Liberty Global chairman John Malone appears to have opened the door to a possible merger with Vodafone, describing a tie-up between the European cable giant and the mobile operator as a "great fit".
"We've looked at that from our side and there would be very substantial synergies if we could find a way to work together or combine the companies with respect to western Europe," Malone said in an interview with Bloomberg.
However, the 74-year-old chairman also said there are some barriers to such a deal, citing "huge differences" in how the two empires are run.
Speculation that Vodafone and Liberty Global could merge is certainly nothing new. Although obstacles certainly exist, such a move would align with the strategy of both companies to offer quad-play plans combining fixed and mobile services.
The UK-based mobile operator has already bought cable assets in Europe including Spain's Ono and Kabel Deutschland, and said it will launch its consumer broadband proposition in the UK in the coming weeks, with TV to follow later in 2015. "As a result [we] will be offering integrated fixed and mobile services in all of our major European markets," Vodafone said.
Liberty Global meanwhile has typically established mobile virtual network operators (MVNOs) in order to add mobile to its cable broadband and TV offering. However, the company recently agreed to buy BASE Belgium from KPN, marking a departure from its previous stance that it is not interested in buying or building its own mobile networks.
Malone's comments immediately provoked further speculation on how such a merger of the two heavyweights could come about. Vodafone has so far refused to be drawn on the matter, although CEO Vittorio Colao indicated that the operator would consider "things that make sense, whether it's Liberty or Hellas Online or whatever," Bloomberg reported.
Analysts from Jefferies International said they have long argued that a merger with Liberty Global would make sense.
"If more lukewarm prior statements by Liberty Global had cast undue doubt over the merger scenario, we think these latest statements should remove it," the analysts said.
They added that Malone's comments reflect a change of tone at the cable operator. "Previously the line had been that mobile needs cable more than cable needs mobile, so the decision would be Vodafone's more than Liberty Global's."
What might have changed, the analysts said, is that "Liberty Global has stated clearly that the potential for volume-driven growth, while still remaining substantial over a mid-term horizon, will eventually peter out."
From Vodafone's perspective, evidence for the benefits from Project Spring is coming through, but less than Jefferies said it had hoped for by this stage.
"Even if a deal with Liberty Global might be difficult in the near term…it provides the most convincing basis for a stronger equity story in the medium term, in our view," the analysts said.
The comments from Malone came after Vodafone reported that its organic service revenue--which strips out one-off costs such as handsets--returned to growth for the first time in almost three years, rising 0.1 per cent in the fiscal fourth quarter to the end of March (calendar Q1). On a reported basis, quarterly revenue was up 7 per cent at £9.56 billion (€13 billion/$14.8 billion).

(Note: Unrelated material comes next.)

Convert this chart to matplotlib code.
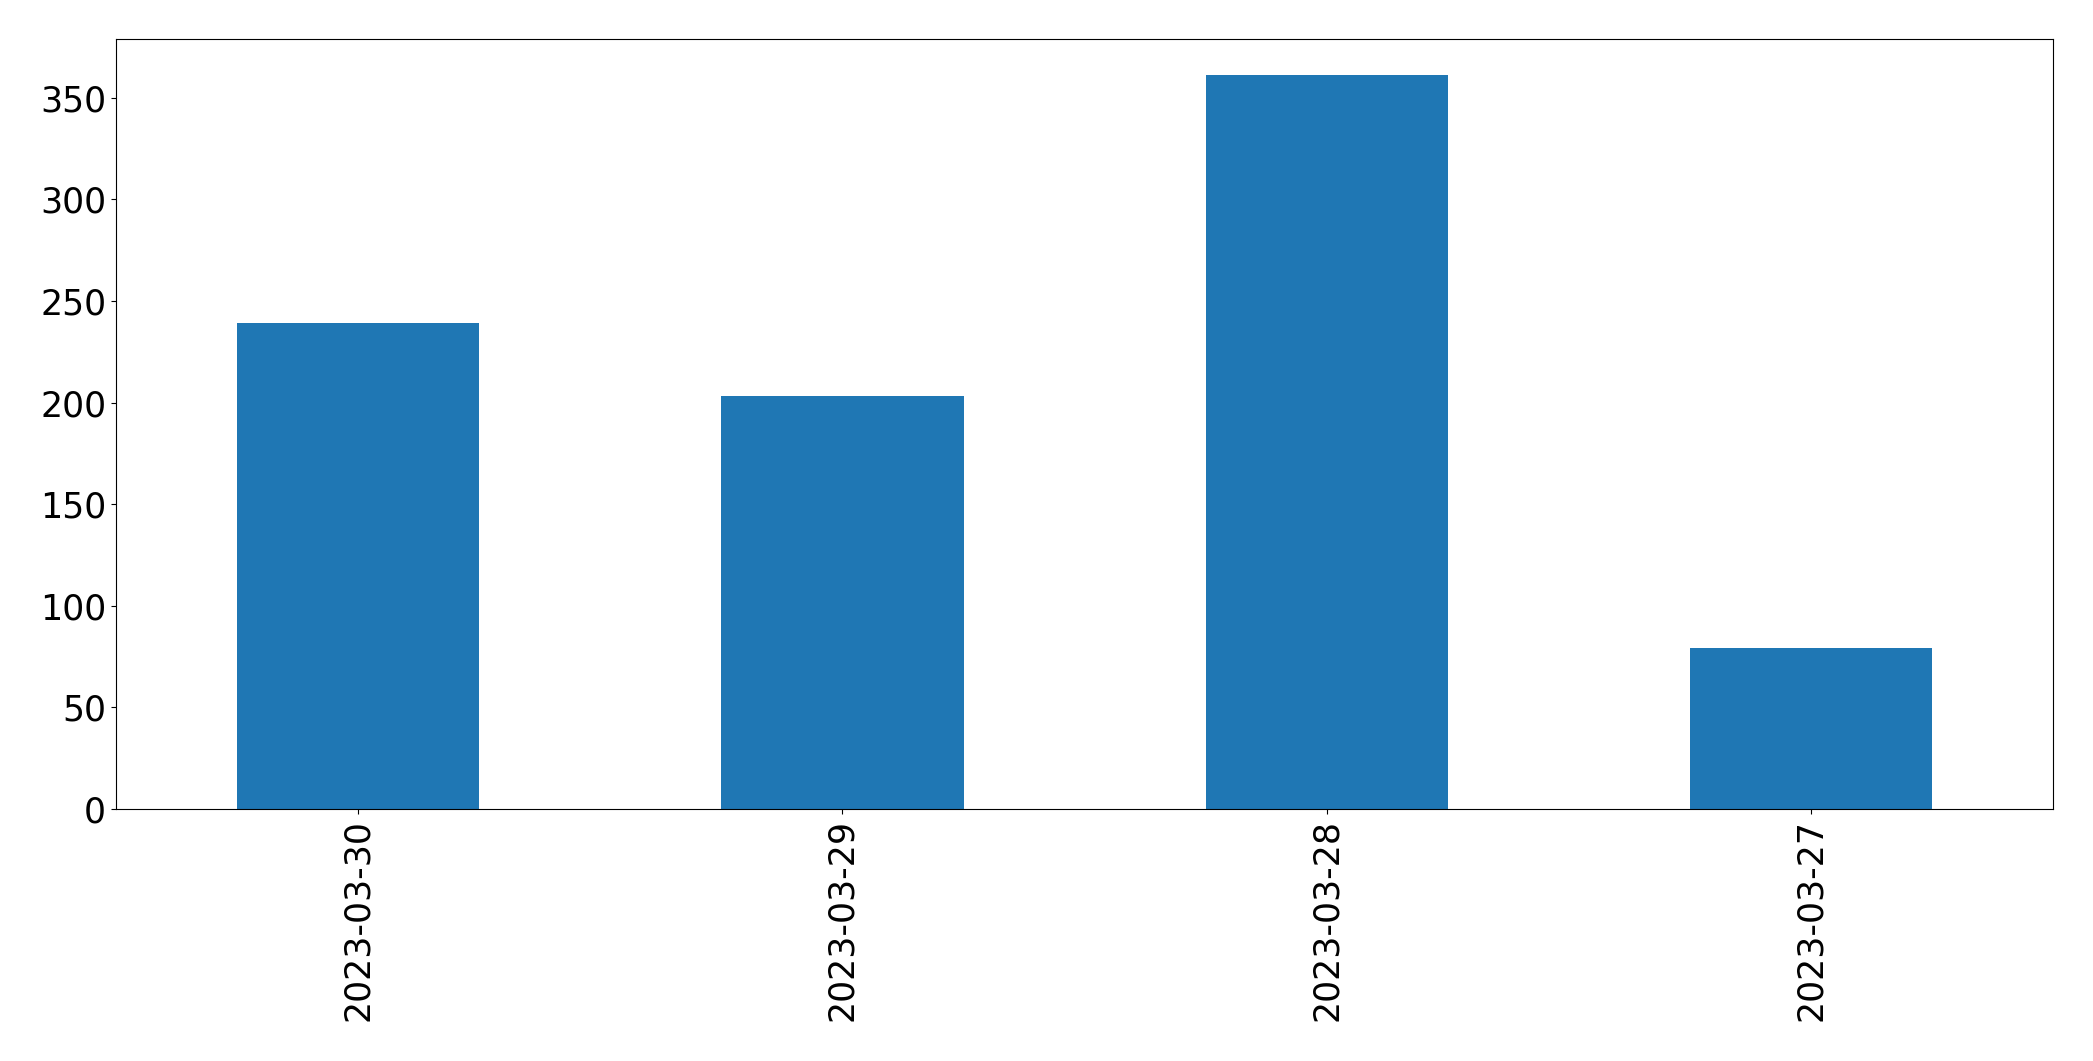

The improvement in organic service revenue was helped by 6 per cent growth from the Africa, Middle East and Asia Pacific division. In Europe, organic service revenue also fell by a lower rate of 2.4 per cent compared with the 2.7 per cent fall in the previous quarter. However, Germany remained a weak spot due to strong competition. The company said the CEO of Vodafone Germany, Jens Schulte-Bockum, would stand down during the 2015-16 financial year.
In the full fiscal year to end-March 2015, organic group service revenue was down by 1.6 per cent at £38.5 billion. Organic group revenue also fell slightly by 0.8 per cent to £42.2 billion.
EBITDA declined 6.7 per cent to £11.9 billion, but Reuters noted that the company finally forecast 2016 core earnings growth on an organic basis following seven straight years of declines. Vodafone forecast a range for 2015-16 core earnings of £11.5 billion to £12 billion, which would indicate core organic earnings growth of between 1 to 5 per cent, Reuters said.